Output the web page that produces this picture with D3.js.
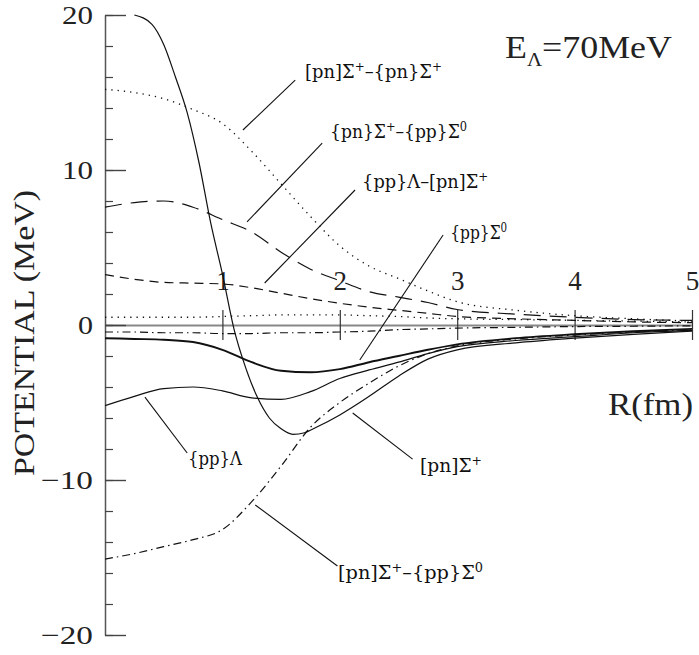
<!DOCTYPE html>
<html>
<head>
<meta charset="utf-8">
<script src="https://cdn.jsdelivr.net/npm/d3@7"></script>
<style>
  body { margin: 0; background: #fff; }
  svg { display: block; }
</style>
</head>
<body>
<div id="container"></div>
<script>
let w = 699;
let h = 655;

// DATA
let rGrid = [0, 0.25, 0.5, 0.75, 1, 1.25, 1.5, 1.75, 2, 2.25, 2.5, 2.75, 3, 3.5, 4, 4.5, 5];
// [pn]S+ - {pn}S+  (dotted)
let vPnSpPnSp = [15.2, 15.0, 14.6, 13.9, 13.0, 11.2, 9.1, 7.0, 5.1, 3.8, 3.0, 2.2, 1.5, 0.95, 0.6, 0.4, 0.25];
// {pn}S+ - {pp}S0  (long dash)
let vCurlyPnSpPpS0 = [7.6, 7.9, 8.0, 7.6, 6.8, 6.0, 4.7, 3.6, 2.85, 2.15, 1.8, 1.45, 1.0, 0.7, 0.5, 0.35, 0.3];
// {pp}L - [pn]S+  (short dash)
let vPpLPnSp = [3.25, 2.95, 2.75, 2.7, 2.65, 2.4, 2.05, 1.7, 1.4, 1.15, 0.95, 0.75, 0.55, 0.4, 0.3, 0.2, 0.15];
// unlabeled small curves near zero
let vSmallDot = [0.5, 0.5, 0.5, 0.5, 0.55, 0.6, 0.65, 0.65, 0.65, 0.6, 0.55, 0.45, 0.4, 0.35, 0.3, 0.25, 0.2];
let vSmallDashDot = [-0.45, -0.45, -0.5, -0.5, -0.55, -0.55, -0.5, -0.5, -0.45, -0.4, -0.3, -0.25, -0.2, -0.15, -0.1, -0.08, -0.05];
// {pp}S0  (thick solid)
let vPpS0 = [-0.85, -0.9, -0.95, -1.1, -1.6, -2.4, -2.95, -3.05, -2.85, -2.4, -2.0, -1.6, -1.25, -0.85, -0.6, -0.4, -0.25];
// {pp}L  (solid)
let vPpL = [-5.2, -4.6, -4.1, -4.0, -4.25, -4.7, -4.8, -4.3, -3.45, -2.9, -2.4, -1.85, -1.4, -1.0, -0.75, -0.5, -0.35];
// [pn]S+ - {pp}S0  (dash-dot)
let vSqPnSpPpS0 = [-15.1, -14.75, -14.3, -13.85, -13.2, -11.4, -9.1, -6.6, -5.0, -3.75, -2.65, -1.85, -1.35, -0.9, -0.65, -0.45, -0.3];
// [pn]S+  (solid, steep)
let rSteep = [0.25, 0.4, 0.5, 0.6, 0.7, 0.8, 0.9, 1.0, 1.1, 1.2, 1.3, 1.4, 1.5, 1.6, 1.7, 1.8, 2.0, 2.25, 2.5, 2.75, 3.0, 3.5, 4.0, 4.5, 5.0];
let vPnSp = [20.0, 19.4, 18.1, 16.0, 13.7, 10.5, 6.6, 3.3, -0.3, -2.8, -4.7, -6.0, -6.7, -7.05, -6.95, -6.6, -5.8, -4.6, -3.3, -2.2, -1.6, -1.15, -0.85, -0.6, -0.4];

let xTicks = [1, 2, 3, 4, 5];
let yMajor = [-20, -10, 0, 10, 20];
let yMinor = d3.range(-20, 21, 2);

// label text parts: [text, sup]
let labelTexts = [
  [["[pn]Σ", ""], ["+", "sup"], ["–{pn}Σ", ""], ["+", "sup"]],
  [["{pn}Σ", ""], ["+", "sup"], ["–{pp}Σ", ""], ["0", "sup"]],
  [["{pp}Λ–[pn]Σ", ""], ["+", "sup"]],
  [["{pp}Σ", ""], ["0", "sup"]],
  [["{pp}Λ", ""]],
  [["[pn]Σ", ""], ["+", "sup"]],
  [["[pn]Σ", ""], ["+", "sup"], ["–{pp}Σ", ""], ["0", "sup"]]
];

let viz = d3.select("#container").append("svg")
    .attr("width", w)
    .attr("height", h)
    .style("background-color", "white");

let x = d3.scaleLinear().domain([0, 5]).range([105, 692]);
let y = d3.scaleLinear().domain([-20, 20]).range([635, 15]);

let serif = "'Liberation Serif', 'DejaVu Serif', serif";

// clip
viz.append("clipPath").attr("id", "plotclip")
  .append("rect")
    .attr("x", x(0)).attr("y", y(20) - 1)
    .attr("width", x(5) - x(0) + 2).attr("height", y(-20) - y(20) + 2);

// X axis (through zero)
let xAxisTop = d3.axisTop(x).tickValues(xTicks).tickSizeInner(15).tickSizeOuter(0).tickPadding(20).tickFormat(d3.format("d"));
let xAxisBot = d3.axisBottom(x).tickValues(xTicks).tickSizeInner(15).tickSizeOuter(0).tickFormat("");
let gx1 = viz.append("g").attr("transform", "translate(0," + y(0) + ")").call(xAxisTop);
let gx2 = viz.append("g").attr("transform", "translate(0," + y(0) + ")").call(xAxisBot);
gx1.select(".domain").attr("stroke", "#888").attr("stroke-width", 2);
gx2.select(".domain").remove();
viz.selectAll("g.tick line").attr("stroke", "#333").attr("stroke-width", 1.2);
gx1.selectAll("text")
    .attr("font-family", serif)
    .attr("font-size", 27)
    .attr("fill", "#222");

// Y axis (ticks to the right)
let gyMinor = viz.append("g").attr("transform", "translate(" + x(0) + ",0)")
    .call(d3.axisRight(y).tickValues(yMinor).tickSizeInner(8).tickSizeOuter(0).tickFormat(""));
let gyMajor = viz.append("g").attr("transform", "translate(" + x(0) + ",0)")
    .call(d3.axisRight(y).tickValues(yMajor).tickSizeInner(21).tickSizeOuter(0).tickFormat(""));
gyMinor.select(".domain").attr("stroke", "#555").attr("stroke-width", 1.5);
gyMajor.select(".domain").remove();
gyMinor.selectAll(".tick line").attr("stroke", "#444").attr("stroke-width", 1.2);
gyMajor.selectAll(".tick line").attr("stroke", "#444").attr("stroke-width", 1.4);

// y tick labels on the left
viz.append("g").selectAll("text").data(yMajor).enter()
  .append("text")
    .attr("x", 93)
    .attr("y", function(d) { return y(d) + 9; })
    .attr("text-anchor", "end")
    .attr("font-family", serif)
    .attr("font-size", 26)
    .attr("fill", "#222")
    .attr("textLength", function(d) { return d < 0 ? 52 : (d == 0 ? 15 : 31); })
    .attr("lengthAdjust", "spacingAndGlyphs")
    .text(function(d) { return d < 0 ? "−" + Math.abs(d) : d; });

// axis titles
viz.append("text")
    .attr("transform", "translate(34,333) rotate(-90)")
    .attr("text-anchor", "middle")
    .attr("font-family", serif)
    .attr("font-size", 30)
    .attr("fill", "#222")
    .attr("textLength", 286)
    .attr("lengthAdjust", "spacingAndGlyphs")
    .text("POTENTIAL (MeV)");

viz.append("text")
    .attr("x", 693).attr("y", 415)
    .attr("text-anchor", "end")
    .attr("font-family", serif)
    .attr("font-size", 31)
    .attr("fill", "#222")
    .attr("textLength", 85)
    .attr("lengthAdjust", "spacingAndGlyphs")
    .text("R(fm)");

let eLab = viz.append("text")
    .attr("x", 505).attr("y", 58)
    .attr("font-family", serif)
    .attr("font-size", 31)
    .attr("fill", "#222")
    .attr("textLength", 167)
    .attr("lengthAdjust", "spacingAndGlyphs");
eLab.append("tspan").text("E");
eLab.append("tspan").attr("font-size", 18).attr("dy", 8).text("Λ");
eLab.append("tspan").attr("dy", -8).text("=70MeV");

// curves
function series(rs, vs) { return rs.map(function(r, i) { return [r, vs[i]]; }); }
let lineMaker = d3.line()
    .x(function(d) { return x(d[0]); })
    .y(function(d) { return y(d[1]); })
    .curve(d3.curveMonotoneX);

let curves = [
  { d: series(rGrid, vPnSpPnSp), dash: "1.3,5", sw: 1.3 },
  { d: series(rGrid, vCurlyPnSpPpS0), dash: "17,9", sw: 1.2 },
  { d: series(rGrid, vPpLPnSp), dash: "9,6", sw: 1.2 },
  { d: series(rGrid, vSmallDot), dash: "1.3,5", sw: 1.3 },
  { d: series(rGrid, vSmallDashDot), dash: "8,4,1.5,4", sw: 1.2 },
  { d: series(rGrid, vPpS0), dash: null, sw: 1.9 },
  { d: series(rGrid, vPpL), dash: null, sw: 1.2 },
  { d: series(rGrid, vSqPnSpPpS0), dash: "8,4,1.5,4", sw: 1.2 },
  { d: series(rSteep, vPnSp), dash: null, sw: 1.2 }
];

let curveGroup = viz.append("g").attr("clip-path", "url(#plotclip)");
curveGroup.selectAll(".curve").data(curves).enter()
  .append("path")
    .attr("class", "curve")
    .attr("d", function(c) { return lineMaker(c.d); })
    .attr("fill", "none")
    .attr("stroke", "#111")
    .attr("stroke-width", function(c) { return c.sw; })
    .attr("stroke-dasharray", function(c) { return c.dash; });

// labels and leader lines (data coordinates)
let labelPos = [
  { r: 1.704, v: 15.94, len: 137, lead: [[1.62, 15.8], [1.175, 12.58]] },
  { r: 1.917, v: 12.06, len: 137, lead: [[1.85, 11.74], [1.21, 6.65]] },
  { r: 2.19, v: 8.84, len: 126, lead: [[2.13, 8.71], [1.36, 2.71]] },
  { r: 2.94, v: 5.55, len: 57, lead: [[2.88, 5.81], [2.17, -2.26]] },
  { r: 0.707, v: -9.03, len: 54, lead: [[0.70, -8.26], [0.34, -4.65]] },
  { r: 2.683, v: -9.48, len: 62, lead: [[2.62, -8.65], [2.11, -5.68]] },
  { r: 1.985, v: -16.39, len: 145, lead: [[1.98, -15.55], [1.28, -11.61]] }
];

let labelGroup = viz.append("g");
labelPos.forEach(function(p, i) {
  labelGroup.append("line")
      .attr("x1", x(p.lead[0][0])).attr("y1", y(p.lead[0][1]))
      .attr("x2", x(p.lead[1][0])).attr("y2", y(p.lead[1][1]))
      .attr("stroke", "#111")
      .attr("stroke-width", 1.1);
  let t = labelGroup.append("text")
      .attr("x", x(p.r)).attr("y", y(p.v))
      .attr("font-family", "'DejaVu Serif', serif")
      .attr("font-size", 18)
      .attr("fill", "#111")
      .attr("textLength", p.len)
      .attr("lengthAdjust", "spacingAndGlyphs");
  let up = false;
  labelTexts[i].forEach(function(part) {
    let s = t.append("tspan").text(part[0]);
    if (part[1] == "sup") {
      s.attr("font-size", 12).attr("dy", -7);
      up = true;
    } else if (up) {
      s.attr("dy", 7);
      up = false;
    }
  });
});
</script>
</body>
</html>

The exercise: Leave out any pictures and return exactly the lines from the beginning of the data through the line with "let h = 655;", inclusive.

Completed exercise:
Output the web page that produces this picture with D3.js.
<!DOCTYPE html>
<html>
<head>
<meta charset="utf-8">
<script src="https://cdn.jsdelivr.net/npm/d3@7"></script>
<style>
  body { margin: 0; background: #fff; }
  svg { display: block; }
</style>
</head>
<body>
<div id="container"></div>
<script>
let w = 699;
let h = 655;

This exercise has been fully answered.